WHAT IS NEEDED:
Copy word for word the lines in the records below, starting at the line with "Write a Python" and ending at the line with "from bokeh.resources import INLINE". Skip the pictures.

EXCERPTED DATA:
****

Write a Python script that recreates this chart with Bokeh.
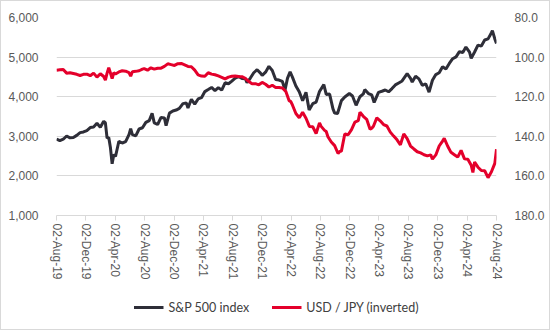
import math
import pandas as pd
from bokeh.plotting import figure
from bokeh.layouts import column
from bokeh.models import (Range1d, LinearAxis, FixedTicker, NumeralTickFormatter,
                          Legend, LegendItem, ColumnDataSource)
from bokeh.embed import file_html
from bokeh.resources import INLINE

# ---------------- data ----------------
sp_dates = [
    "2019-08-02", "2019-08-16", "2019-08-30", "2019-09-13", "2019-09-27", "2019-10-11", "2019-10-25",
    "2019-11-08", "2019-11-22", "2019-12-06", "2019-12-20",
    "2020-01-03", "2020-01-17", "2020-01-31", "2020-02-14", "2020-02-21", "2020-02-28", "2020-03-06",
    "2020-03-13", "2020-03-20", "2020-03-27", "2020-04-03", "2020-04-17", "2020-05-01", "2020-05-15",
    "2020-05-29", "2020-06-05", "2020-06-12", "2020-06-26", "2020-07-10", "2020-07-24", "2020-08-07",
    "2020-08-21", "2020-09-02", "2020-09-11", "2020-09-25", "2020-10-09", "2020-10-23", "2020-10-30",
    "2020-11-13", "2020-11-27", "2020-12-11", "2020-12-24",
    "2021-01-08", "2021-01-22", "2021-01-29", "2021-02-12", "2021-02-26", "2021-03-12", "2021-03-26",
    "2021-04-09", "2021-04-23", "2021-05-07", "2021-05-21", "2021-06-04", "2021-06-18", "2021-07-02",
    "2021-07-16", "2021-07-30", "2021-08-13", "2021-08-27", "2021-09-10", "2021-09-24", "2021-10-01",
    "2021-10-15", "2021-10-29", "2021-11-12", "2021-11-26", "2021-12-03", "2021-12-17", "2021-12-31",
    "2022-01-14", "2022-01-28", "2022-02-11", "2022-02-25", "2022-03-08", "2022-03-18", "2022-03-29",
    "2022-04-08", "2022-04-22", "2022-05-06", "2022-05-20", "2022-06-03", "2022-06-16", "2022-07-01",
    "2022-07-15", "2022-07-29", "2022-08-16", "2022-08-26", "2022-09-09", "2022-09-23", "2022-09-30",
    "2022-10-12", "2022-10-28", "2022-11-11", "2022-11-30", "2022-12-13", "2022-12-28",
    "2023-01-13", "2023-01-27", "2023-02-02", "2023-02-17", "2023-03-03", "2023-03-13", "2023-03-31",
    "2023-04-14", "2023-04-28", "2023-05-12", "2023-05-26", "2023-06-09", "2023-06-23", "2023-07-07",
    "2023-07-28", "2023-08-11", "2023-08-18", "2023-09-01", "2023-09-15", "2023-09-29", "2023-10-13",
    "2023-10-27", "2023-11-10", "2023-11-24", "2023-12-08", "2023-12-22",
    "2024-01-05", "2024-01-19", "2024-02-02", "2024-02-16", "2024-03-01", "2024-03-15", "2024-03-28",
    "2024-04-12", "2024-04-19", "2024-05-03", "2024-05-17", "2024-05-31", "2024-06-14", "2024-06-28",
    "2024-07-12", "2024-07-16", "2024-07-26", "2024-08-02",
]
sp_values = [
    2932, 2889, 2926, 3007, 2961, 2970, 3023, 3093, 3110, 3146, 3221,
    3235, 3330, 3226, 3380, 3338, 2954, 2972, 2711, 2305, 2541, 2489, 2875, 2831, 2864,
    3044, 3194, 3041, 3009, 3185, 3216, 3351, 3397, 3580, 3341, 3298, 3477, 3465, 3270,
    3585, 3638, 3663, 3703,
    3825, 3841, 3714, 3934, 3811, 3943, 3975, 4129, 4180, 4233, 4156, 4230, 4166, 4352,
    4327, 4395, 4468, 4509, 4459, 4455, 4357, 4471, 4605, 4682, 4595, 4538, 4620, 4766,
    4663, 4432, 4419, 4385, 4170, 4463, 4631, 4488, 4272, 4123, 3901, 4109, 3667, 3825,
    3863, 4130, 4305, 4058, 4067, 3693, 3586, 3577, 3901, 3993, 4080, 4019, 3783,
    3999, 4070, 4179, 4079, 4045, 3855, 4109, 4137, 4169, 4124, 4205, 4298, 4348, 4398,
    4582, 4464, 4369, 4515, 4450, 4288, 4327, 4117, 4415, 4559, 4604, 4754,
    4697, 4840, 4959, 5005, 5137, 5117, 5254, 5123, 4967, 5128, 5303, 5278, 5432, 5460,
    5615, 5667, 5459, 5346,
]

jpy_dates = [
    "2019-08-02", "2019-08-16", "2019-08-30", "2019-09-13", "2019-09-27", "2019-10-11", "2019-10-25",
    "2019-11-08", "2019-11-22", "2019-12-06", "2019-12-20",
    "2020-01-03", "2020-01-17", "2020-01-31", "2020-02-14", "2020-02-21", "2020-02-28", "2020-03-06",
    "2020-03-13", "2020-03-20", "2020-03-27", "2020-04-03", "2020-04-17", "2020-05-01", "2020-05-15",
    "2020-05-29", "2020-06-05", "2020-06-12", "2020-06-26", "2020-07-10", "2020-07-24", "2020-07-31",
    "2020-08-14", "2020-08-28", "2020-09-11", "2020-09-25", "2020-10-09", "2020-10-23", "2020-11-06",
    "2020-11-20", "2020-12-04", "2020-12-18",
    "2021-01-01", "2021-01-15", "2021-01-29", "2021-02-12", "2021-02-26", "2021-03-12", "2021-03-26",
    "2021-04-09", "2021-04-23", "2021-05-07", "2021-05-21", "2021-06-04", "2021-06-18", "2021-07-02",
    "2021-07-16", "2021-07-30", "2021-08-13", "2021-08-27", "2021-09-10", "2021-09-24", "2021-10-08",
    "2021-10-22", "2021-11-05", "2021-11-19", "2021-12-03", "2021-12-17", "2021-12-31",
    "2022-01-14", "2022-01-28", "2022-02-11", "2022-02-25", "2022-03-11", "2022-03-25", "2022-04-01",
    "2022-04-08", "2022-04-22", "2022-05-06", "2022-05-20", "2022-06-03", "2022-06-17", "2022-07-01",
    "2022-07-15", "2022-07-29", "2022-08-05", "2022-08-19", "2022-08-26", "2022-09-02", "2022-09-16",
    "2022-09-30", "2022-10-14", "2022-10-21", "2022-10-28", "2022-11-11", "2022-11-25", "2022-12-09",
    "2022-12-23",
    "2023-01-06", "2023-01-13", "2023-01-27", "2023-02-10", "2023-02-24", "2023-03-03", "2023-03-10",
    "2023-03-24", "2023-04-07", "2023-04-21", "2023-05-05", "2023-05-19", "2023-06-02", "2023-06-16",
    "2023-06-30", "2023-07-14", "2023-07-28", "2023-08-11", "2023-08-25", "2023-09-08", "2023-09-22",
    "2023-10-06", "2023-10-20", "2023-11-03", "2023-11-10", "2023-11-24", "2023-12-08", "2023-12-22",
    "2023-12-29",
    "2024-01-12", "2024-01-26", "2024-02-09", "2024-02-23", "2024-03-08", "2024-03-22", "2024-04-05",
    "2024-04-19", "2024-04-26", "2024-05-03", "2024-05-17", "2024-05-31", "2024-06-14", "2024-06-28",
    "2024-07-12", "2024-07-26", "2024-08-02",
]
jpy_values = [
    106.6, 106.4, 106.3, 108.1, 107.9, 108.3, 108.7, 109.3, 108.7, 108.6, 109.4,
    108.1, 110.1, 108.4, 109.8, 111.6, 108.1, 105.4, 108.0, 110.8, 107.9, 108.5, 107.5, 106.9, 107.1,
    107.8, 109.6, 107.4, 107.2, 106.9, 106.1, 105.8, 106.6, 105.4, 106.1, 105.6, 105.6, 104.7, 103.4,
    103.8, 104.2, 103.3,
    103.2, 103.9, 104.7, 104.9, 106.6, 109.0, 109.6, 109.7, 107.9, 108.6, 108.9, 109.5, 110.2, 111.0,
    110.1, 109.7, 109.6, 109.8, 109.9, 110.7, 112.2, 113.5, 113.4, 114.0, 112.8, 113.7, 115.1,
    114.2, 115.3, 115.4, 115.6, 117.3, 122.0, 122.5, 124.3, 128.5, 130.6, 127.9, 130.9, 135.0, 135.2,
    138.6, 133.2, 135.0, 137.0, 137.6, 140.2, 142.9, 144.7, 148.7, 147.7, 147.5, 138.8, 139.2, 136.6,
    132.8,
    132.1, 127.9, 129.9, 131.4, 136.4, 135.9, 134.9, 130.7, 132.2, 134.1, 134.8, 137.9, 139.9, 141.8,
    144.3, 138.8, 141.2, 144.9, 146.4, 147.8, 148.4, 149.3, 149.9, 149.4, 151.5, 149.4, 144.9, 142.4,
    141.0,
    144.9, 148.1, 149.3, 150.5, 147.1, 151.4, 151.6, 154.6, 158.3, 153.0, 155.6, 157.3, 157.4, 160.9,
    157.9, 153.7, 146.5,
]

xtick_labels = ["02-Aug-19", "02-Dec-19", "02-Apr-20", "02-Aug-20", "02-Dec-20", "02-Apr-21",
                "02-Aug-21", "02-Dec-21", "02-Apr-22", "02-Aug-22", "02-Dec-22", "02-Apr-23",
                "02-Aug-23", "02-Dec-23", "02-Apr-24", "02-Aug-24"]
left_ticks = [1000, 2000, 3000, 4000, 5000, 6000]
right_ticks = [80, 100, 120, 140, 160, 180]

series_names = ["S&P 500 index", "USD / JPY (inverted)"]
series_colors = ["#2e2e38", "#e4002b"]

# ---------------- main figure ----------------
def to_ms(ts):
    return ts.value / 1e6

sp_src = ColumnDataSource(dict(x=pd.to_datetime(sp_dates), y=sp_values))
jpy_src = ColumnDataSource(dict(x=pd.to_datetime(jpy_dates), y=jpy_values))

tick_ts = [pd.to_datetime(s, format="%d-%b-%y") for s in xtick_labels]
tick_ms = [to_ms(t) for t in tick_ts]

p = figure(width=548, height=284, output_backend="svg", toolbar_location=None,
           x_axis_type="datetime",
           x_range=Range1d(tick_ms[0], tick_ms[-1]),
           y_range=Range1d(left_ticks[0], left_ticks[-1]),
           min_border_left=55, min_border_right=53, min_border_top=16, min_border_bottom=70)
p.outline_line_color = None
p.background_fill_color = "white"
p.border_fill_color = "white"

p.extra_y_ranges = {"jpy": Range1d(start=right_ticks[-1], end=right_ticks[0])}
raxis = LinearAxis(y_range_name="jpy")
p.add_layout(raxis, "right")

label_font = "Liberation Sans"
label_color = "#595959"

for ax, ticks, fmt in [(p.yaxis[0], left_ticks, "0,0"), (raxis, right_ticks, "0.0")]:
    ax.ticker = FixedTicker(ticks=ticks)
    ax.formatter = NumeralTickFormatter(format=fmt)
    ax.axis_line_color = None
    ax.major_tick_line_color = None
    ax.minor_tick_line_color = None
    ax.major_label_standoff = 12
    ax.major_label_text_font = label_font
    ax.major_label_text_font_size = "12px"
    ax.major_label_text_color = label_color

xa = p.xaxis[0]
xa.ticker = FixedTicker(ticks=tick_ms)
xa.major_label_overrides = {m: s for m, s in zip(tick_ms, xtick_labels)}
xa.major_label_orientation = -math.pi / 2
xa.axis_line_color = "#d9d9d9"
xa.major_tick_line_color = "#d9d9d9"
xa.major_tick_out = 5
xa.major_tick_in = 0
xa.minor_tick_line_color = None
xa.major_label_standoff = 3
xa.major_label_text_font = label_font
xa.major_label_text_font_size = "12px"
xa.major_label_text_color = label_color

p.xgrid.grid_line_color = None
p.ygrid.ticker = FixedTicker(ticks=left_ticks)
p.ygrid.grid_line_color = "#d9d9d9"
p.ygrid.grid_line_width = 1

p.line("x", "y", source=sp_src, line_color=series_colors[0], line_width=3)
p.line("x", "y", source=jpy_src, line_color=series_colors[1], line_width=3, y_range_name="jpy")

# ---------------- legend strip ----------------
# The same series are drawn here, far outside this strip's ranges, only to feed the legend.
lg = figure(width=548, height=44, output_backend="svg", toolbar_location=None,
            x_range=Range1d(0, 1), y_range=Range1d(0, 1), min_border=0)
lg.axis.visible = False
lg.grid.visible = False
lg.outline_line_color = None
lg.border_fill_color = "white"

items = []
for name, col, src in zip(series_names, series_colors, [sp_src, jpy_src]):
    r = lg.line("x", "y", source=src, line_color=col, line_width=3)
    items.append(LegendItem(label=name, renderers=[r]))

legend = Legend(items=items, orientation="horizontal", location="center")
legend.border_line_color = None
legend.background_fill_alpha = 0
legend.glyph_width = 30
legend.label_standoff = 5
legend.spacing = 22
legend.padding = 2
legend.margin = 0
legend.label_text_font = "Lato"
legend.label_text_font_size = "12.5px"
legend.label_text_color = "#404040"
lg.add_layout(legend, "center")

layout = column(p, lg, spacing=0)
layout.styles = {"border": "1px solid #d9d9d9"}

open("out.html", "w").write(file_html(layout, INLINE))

****

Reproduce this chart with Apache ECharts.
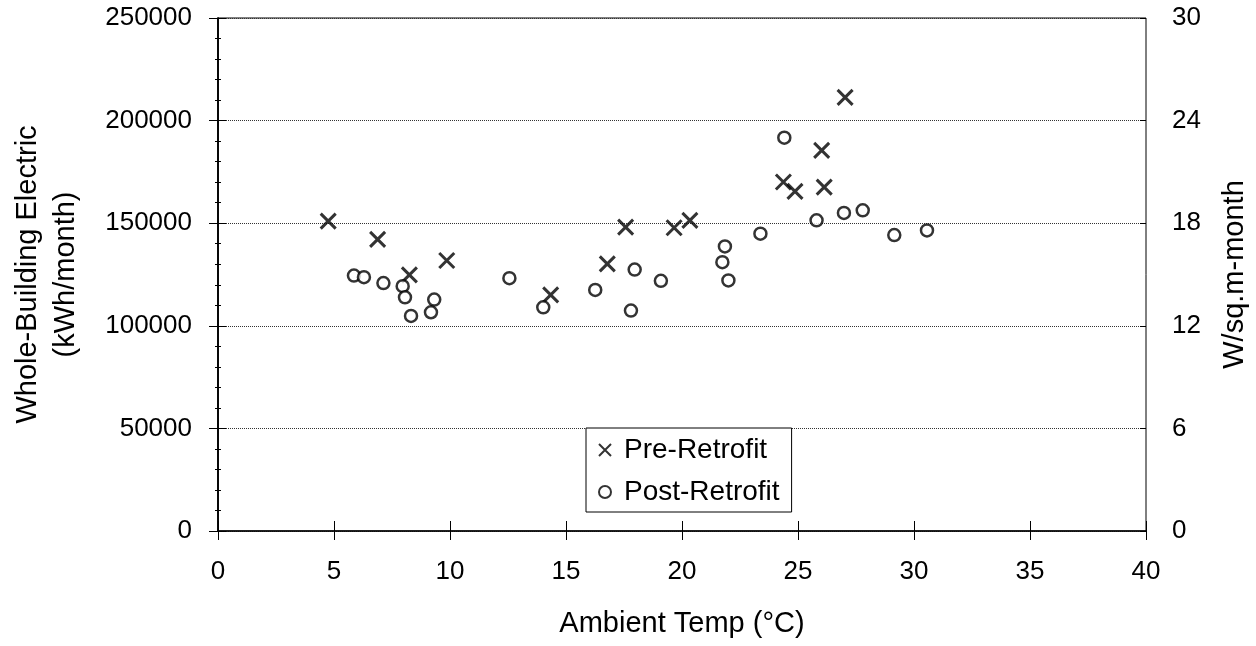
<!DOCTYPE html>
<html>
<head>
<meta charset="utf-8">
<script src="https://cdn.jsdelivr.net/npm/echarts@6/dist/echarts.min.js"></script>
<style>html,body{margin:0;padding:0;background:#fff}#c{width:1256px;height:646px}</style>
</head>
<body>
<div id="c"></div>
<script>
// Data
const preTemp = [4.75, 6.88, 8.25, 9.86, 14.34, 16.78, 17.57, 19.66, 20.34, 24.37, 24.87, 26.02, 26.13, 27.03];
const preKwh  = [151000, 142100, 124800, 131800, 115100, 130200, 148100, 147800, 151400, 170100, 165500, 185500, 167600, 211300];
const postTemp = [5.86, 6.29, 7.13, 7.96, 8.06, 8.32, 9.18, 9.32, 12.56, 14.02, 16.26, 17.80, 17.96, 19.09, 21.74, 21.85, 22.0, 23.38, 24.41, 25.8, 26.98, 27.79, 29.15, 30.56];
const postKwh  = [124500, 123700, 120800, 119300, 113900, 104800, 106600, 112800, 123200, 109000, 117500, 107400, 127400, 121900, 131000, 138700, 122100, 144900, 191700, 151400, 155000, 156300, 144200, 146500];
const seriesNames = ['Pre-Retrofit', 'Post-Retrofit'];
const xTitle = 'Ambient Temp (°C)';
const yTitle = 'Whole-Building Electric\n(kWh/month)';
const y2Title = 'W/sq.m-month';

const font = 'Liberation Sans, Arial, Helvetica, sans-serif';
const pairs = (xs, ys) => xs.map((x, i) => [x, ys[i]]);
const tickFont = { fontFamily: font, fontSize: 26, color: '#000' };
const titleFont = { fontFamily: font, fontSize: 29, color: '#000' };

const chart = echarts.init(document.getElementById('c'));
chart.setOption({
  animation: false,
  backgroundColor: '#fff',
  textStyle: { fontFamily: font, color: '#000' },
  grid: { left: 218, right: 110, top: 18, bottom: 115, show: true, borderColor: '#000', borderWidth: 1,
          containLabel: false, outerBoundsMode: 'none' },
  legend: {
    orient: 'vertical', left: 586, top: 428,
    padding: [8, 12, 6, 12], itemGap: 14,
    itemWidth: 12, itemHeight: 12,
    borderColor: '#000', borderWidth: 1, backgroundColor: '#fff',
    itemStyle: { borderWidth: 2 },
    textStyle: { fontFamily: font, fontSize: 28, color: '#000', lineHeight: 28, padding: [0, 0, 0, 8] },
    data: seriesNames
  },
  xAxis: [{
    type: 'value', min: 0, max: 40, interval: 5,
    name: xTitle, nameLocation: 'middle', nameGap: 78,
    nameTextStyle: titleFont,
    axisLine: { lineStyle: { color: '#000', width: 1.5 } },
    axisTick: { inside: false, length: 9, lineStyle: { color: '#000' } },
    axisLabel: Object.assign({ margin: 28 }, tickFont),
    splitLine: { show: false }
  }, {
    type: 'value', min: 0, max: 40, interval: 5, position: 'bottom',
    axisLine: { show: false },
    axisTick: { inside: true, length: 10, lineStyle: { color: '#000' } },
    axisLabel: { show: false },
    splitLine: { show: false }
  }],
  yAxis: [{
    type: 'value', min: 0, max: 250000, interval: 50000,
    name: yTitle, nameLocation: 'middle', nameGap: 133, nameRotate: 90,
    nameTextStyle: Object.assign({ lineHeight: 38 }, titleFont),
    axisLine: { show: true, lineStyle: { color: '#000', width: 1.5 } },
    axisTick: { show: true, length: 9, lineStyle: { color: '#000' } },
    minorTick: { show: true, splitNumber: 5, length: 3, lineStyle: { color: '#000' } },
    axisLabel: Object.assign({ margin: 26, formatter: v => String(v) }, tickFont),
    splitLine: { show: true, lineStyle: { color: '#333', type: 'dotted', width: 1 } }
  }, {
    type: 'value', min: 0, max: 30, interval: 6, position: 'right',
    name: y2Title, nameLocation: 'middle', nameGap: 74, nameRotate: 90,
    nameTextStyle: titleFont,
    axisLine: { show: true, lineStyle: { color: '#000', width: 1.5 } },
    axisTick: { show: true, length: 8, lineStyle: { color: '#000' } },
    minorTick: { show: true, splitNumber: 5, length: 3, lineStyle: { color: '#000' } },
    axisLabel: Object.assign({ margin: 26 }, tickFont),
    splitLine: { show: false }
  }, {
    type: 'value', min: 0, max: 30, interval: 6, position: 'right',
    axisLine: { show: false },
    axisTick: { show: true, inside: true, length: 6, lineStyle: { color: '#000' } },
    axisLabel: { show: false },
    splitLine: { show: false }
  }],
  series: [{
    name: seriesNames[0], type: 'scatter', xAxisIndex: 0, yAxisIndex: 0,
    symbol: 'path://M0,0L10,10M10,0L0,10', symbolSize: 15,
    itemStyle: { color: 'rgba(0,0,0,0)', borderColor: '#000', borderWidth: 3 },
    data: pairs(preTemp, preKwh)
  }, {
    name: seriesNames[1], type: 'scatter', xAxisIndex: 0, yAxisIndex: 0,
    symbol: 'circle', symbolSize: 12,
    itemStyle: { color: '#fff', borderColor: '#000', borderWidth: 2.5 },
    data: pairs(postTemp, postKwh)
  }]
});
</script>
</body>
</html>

****

SOLUTION FOR THIS PROBLEM:
Write a Python script that recreates this chart with Bokeh.
import math
import pandas as pd
from bokeh.plotting import figure
from bokeh.layouts import column
from bokeh.models import (Range1d, LinearAxis, FixedTicker, NumeralTickFormatter,
                          Legend, LegendItem, ColumnDataSource)
from bokeh.embed import file_html
from bokeh.resources import INLINE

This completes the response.